Christine, Wondering

Random Musings of a Human Becoming

Friday, June 15, 2007

What I Want vs What I Really Want

Apologies to everyone who has a Spice Girls song stuck in their head due to the title. And apologies to everyone who didn’t after reading the title, but does now because of Apology #1.

I’ve been thinking a lot in the last day about my need to “plan” the future out in my head, to know what I’m going to be doing from year to year and how I’m going to do it. It’s hard to talk to people about it because I’ve found that they don’t understand that they’re not real plans, and it doesn’t matter if it doesn’t happen the way I imagine. I just need to have a plan.

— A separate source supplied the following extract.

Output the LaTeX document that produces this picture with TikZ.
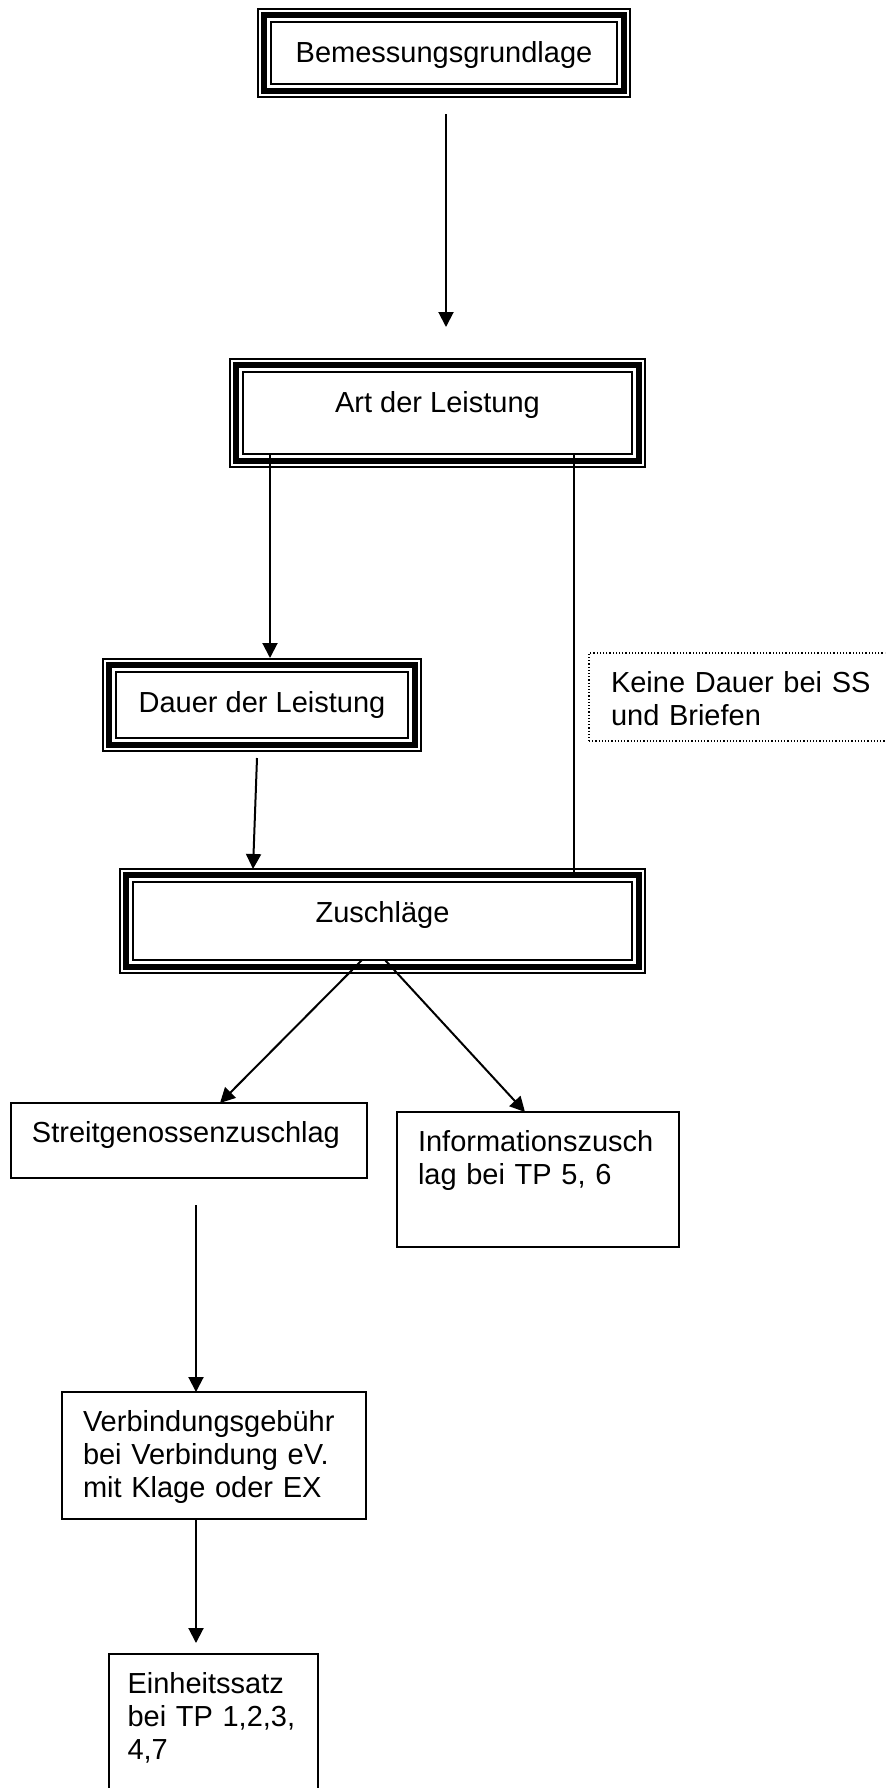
\documentclass[tikz,border=0pt]{standalone}
\usepackage{fontspec}
\setmainfont{Liberation Sans}
\usetikzlibrary{arrows.meta}
\newcommand{\flowfont}{\fontsize{14.5}{16.5}\selectfont}
\hyphenpenalty=10000
\tikzset{
  % Heading boxes: the inner line only, the two outer frames follow later.
  flow/frame/.style={
    draw, line width=1.3pt, outer sep=0pt, inner sep=0pt,
    text height=20pt, font=\flowfont
  },
  % Plain text boxes, text top left as in a word processor.
  flow/box/.style={
    draw, line width=0.75pt, outer sep=0pt, anchor=north west,
    inner xsep=10.5pt, inner ysep=0pt, align=left,
    text height=19.5pt, font=\flowfont
  },
  % Side remark.
  flow/note/.style={
    flow/box, line width=0.6pt, dash pattern=on 0.6pt off 1pt
  },
  flow/arrow/.style={
    -{Triangle[length=7.5pt,width=7.5pt]}, line width=1pt
  },
  flow/line/.style={line width=1pt},
}

\begin{document}
\begin{tikzpicture}[x=0.5pt,y=-0.5pt]
  \useasboundingbox (0,0) rectangle (885,1788);
  \clip (0,0) rectangle (885,1788);

  \node[flow/frame, minimum width=173pt, minimum height=31pt, text depth=11pt] (bem) at (444,53) {Bemessungsgrundlage};
  \node[flow/frame, minimum width=194.5pt, minimum height=41pt, text depth=21pt] (art) at (437.5,413) {Art der Leistung};
  \node[flow/frame, minimum width=146pt, minimum height=33pt, text depth=13pt] (dauer) at (262,705) {Dauer der Leistung};
  \node[flow/frame, minimum width=249.5pt, minimum height=39pt, text depth=19pt] (zus) at (382.5,921) {Zuschläge};
  \foreach \n in {bem,art,dauer,zus}{
    \draw[line width=2.6pt] ([shift={(-3.5pt,-3.5pt)}]\n.south west) rectangle ([shift={(3.5pt,3.5pt)}]\n.north east);
    \draw[line width=0.75pt] ([shift={(-6.5pt,-6.5pt)}]\n.south west) rectangle ([shift={(6.5pt,6.5pt)}]\n.north east);}

  \node[flow/note, text width=143pt, inner xsep=11pt, text depth=24.5pt] (keine) at (589,653) {Keine Dauer bei SS\\und Briefen};
  \node[flow/box, text width=157pt, text depth=18pt] (streit) at (11,1103) {Streitgenossenzuschlag};
  \node[flow/box, text width=120pt, text depth=48pt] (info) at (397,1112) {Informationszusch\\lag bei TP 5, 6};
  \node[flow/box, text width=131pt, text depth=44pt] (verb) at (62,1392) {Verbindungsgebühr\\bei Verbindung eV.\\mit Klage oder EX};
  \node[flow/box, text width=86pt, inner xsep=9.25pt, text depth=60.5pt] (einheit) at (109,1654) {Einheitssatz\\bei TP 1,2,3,\\4,7};

  \draw[flow/arrow] ([shift={(1pt,-15pt)}]bem.south) -- ([shift={(4.25pt,22.5pt)}]art.north);
  \draw[flow/arrow] ([xshift=13.5pt]art.south west) -- ([shift={(4pt,7pt)}]dauer.north);
  \draw[flow/line] ([xshift=165.5pt]art.south west) -- ([shift={(220.5pt,3.5pt)}]zus.north west);
  \draw[flow/arrow] ([shift={(-2.5pt,-10pt)}]dauer.south) -- ([shift={(60pt,6.5pt)}]zus.north west);
  \draw[flow/arrow] ([xshift=114.5pt]zus.south west) -- ([xshift=104.5pt]streit.north west);
  \draw[flow/arrow] ([xshift=126pt]zus.south west) -- ([xshift=64pt]info.north west);
  \draw[flow/arrow] ([shift={(92.5pt,-13.5pt)}]streit.south west) -- ([xshift=67pt]verb.north west);
  \draw[flow/arrow] ([xshift=67pt]verb.south west) -- ([shift={(43.5pt,5.5pt)}]einheit.north west);
\end{tikzpicture}
\end{document}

The reason I’ve been thinking about it is that I’ve realised that my high-functioning autistic brother (9yo) does the same thing. He’ll start to fret about something so far in the future that it’s absurd (for example, he’s currently fretting about the fact that he doesn’t know how to get a job when he wants to start earning money). Mum or I will try to explain to him how it works, step by step, and he will repeat it back to us. Each time he hits something he doesn’t understand, we have to clarify, and after the clarification, he goes back to the beginning of the explanation and recites it with the new information, until he hits the next bit he doesn’t understand . . . then back to the beginning again.

I do exactly the same things when making these comfort-plans of the future. I’ll think my way through, work out a detail, go back to the start, think it through again, add another aspect, go back to the start . . . it’s not fretful worrying for me, but otherwise it’s the exact same process.Tends to indicate that it’s an autism spectrum thing, which explains why most people find it weird lol.

Right now I’m struggling with the fact that there’s the plan I ostensibly want, which is sensible and fits cultural norms and such; and then there’s the plan I really want, which people will find strange and old-fashioned but actually fits my character and temperament far better.

Plan A is the one I’ve discussed before – teach in the country a bit, teach in London a bit, come back, teach while having a respectably middle-sized family and using childcare so that I can keep working for a lot of the time. Then there's Plan B. It goes like this: I go to the country to teach, fall in love with both the town and someone in it, teach for a while then stop work and be a stay-at-home-writing-Mum to a largeish family (apart from some relief teaching if there’s someone I can leave the kids with), then go back to teaching in however many years once the youngest is in pre-primary.

Now, most people would be horrified at the idea of my pursuing plan B – big families (I’m only talking 6 or 7 mind, not 15!) are politically incorrect, and intelligent women aren’t supposed to want to be stay-at-home Mums. Plus it’s financially “unwise”. But I know myself, and I think I’d thrive on that lifestyle.

And I’m wavering on London, simply because of the hassle of it all. Plus there’s one major problem with the London plan – Jemima would have to go into quarantine for 6 months when I came back to Australia, and that’s a nasty thing to do to a cat. I’m not capable of putting my cat through anything like that, nor could I give her away. So the chances are I’d feel trapped in London in the end because I wouldn’t want to move back in Jemima’s lifetime. And that just doesn’t work any way you look at it.

I’ll have LOTS of holidays as a teacher, and with careful budgeting while I’m still young and child-free I’ll be able to travel Europe plenty. Do I really need to live there? Really? Deciding to go to London was a get-out plan because I was scared that I’d get trapped in country WA with no prospects of meeting anyone. And I can keep it as that – if in a couple of years I feel trapped, I go to London, and deal with the hassle. Fine. But right now I want a big country property with chickens to feed and a veggie garden to tend and a house full of kiddies. And I can’t stop wanting it just because other people think it’s not right.

Nor can I stop comfort-planning it because people find it strange!